Raw records:

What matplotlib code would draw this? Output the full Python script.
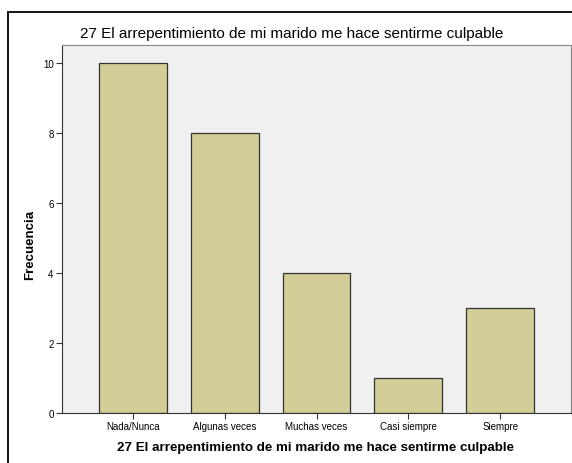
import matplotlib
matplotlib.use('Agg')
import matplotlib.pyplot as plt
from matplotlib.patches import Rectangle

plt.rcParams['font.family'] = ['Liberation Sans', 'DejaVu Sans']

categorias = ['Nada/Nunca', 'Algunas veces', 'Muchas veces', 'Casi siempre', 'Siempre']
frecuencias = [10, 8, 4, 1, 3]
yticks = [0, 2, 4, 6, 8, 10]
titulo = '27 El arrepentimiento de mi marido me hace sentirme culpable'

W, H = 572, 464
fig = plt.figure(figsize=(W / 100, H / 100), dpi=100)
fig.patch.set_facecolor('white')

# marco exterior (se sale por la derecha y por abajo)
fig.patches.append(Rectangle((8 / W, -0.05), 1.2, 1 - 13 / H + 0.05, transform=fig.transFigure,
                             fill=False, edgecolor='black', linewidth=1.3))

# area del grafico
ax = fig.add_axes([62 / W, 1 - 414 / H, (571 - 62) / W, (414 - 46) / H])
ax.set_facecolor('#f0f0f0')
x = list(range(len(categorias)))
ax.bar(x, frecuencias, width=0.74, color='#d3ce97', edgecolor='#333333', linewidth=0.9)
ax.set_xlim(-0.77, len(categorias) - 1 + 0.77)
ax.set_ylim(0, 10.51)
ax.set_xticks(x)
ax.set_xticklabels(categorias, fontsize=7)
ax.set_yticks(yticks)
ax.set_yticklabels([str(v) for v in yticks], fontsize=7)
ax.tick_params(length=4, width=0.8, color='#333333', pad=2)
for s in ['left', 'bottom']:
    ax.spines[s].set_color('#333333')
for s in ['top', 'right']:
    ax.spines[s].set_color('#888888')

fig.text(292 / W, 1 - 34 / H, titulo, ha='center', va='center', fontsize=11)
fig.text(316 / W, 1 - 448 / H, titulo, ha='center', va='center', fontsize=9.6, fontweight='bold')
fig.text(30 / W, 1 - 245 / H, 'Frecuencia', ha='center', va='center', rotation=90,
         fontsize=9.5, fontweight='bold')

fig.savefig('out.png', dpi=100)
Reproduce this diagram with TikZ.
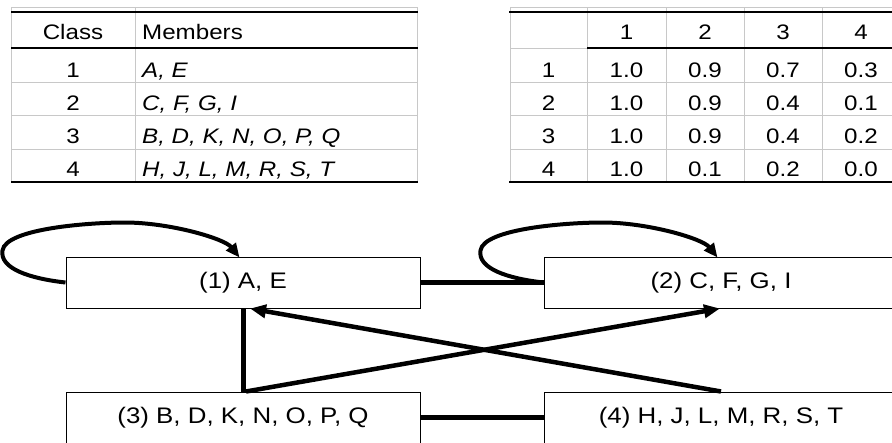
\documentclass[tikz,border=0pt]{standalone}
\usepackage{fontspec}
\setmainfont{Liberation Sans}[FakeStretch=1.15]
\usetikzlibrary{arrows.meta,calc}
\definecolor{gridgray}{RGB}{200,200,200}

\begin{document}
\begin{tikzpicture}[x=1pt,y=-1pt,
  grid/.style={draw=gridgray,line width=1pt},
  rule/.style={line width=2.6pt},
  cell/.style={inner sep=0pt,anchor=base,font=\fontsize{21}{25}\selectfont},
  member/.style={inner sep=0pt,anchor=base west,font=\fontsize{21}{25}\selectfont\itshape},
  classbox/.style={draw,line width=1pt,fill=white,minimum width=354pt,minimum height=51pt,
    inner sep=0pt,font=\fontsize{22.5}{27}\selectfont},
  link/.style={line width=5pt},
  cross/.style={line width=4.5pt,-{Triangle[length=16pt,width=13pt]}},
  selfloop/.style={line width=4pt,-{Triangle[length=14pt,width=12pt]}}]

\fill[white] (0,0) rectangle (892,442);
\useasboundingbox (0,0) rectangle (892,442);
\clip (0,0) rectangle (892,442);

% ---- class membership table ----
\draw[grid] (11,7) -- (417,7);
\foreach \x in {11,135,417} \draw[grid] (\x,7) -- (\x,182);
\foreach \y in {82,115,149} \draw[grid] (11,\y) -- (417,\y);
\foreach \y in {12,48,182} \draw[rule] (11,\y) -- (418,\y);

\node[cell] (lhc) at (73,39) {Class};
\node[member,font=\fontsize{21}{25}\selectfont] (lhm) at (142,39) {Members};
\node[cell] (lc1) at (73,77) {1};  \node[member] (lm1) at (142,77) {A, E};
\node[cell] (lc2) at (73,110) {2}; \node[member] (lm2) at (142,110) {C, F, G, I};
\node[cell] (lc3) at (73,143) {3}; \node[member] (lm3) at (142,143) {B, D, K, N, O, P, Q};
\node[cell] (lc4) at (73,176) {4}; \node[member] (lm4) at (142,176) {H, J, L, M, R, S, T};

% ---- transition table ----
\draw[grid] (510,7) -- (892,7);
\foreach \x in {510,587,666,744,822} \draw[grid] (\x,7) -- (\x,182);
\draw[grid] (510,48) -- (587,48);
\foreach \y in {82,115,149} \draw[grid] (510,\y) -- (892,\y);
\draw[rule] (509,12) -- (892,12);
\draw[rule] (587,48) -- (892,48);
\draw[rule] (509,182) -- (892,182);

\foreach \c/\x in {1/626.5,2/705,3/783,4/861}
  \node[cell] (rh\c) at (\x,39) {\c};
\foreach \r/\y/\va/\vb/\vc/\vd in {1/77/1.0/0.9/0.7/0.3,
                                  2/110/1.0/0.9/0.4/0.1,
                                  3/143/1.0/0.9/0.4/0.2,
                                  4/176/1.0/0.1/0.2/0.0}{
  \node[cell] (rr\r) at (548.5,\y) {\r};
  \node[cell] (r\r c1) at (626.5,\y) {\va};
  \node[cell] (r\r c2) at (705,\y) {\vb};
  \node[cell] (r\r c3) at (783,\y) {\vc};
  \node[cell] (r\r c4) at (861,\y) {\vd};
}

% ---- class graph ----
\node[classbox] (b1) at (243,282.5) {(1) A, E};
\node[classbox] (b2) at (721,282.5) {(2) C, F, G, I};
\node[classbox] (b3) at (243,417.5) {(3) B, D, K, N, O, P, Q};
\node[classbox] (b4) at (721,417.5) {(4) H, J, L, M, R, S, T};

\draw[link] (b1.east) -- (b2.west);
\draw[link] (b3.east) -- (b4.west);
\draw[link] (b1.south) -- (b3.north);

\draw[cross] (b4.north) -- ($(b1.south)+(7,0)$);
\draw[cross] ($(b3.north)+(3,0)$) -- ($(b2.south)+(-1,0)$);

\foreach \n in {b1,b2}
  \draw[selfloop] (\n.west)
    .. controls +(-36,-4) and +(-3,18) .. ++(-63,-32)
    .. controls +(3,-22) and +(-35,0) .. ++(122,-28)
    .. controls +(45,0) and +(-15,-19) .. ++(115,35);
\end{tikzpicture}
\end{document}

Given instruction: Return all of the data exactly as written, and drop the pictures.

Exercise solution:
What matplotlib code would draw this? Output the full Python script.
import matplotlib
matplotlib.use('Agg')
import matplotlib.pyplot as plt
from matplotlib.patches import Rectangle

plt.rcParams['font.family'] = ['Liberation Sans', 'DejaVu Sans']

categorias = ['Nada/Nunca', 'Algunas veces', 'Muchas veces', 'Casi siempre', 'Siempre']
frecuencias = [10, 8, 4, 1, 3]
yticks = [0, 2, 4, 6, 8, 10]
titulo = '27 El arrepentimiento de mi marido me hace sentirme culpable'

W, H = 572, 464
fig = plt.figure(figsize=(W / 100, H / 100), dpi=100)
fig.patch.set_facecolor('white')

# marco exterior (se sale por la derecha y por abajo)
fig.patches.append(Rectangle((8 / W, -0.05), 1.2, 1 - 13 / H + 0.05, transform=fig.transFigure,
                             fill=False, edgecolor='black', linewidth=1.3))

# area del grafico
ax = fig.add_axes([62 / W, 1 - 414 / H, (571 - 62) / W, (414 - 46) / H])
ax.set_facecolor('#f0f0f0')
x = list(range(len(categorias)))
ax.bar(x, frecuencias, width=0.74, color='#d3ce97', edgecolor='#333333', linewidth=0.9)
ax.set_xlim(-0.77, len(categorias) - 1 + 0.77)
ax.set_ylim(0, 10.51)
ax.set_xticks(x)
ax.set_xticklabels(categorias, fontsize=7)
ax.set_yticks(yticks)
ax.set_yticklabels([str(v) for v in yticks], fontsize=7)
ax.tick_params(length=4, width=0.8, color='#333333', pad=2)
for s in ['left', 'bottom']:
    ax.spines[s].set_color('#333333')
for s in ['top', 'right']:
    ax.spines[s].set_color('#888888')

fig.text(292 / W, 1 - 34 / H, titulo, ha='center', va='center', fontsize=11)
fig.text(316 / W, 1 - 448 / H, titulo, ha='center', va='center', fontsize=9.6, fontweight='bold')
fig.text(30 / W, 1 - 245 / H, 'Frecuencia', ha='center', va='center', rotation=90,
         fontsize=9.5, fontweight='bold')

fig.savefig('out.png', dpi=100)
Reproduce this diagram with TikZ.
\documentclass[tikz,border=0pt]{standalone}
\usepackage{fontspec}
\setmainfont{Liberation Sans}[FakeStretch=1.15]
\usetikzlibrary{arrows.meta,calc}
\definecolor{gridgray}{RGB}{200,200,200}

\begin{document}
\begin{tikzpicture}[x=1pt,y=-1pt,
  grid/.style={draw=gridgray,line width=1pt},
  rule/.style={line width=2.6pt},
  cell/.style={inner sep=0pt,anchor=base,font=\fontsize{21}{25}\selectfont},
  member/.style={inner sep=0pt,anchor=base west,font=\fontsize{21}{25}\selectfont\itshape},
  classbox/.style={draw,line width=1pt,fill=white,minimum width=354pt,minimum height=51pt,
    inner sep=0pt,font=\fontsize{22.5}{27}\selectfont},
  link/.style={line width=5pt},
  cross/.style={line width=4.5pt,-{Triangle[length=16pt,width=13pt]}},
  selfloop/.style={line width=4pt,-{Triangle[length=14pt,width=12pt]}}]

\fill[white] (0,0) rectangle (892,442);
\useasboundingbox (0,0) rectangle (892,442);
\clip (0,0) rectangle (892,442);

% ---- class membership table ----
\draw[grid] (11,7) -- (417,7);
\foreach \x in {11,135,417} \draw[grid] (\x,7) -- (\x,182);
\foreach \y in {82,115,149} \draw[grid] (11,\y) -- (417,\y);
\foreach \y in {12,48,182} \draw[rule] (11,\y) -- (418,\y);

\node[cell] (lhc) at (73,39) {Class};
\node[member,font=\fontsize{21}{25}\selectfont] (lhm) at (142,39) {Members};
\node[cell] (lc1) at (73,77) {1};  \node[member] (lm1) at (142,77) {A, E};
\node[cell] (lc2) at (73,110) {2}; \node[member] (lm2) at (142,110) {C, F, G, I};
\node[cell] (lc3) at (73,143) {3}; \node[member] (lm3) at (142,143) {B, D, K, N, O, P, Q};
\node[cell] (lc4) at (73,176) {4}; \node[member] (lm4) at (142,176) {H, J, L, M, R, S, T};

% ---- transition table ----
\draw[grid] (510,7) -- (892,7);
\foreach \x in {510,587,666,744,822} \draw[grid] (\x,7) -- (\x,182);
\draw[grid] (510,48) -- (587,48);
\foreach \y in {82,115,149} \draw[grid] (510,\y) -- (892,\y);
\draw[rule] (509,12) -- (892,12);
\draw[rule] (587,48) -- (892,48);
\draw[rule] (509,182) -- (892,182);

\foreach \c/\x in {1/626.5,2/705,3/783,4/861}
  \node[cell] (rh\c) at (\x,39) {\c};
\foreach \r/\y/\va/\vb/\vc/\vd in {1/77/1.0/0.9/0.7/0.3,
                                  2/110/1.0/0.9/0.4/0.1,
                                  3/143/1.0/0.9/0.4/0.2,
                                  4/176/1.0/0.1/0.2/0.0}{
  \node[cell] (rr\r) at (548.5,\y) {\r};
  \node[cell] (r\r c1) at (626.5,\y) {\va};
  \node[cell] (r\r c2) at (705,\y) {\vb};
  \node[cell] (r\r c3) at (783,\y) {\vc};
  \node[cell] (r\r c4) at (861,\y) {\vd};
}

% ---- class graph ----
\node[classbox] (b1) at (243,282.5) {(1) A, E};
\node[classbox] (b2) at (721,282.5) {(2) C, F, G, I};
\node[classbox] (b3) at (243,417.5) {(3) B, D, K, N, O, P, Q};
\node[classbox] (b4) at (721,417.5) {(4) H, J, L, M, R, S, T};

\draw[link] (b1.east) -- (b2.west);
\draw[link] (b3.east) -- (b4.west);
\draw[link] (b1.south) -- (b3.north);

\draw[cross] (b4.north) -- ($(b1.south)+(7,0)$);
\draw[cross] ($(b3.north)+(3,0)$) -- ($(b2.south)+(-1,0)$);

\foreach \n in {b1,b2}
  \draw[selfloop] (\n.west)
    .. controls +(-36,-4) and +(-3,18) .. ++(-63,-32)
    .. controls +(3,-22) and +(-35,0) .. ++(122,-28)
    .. controls +(45,0) and +(-15,-19) .. ++(115,35);
\end{tikzpicture}
\end{document}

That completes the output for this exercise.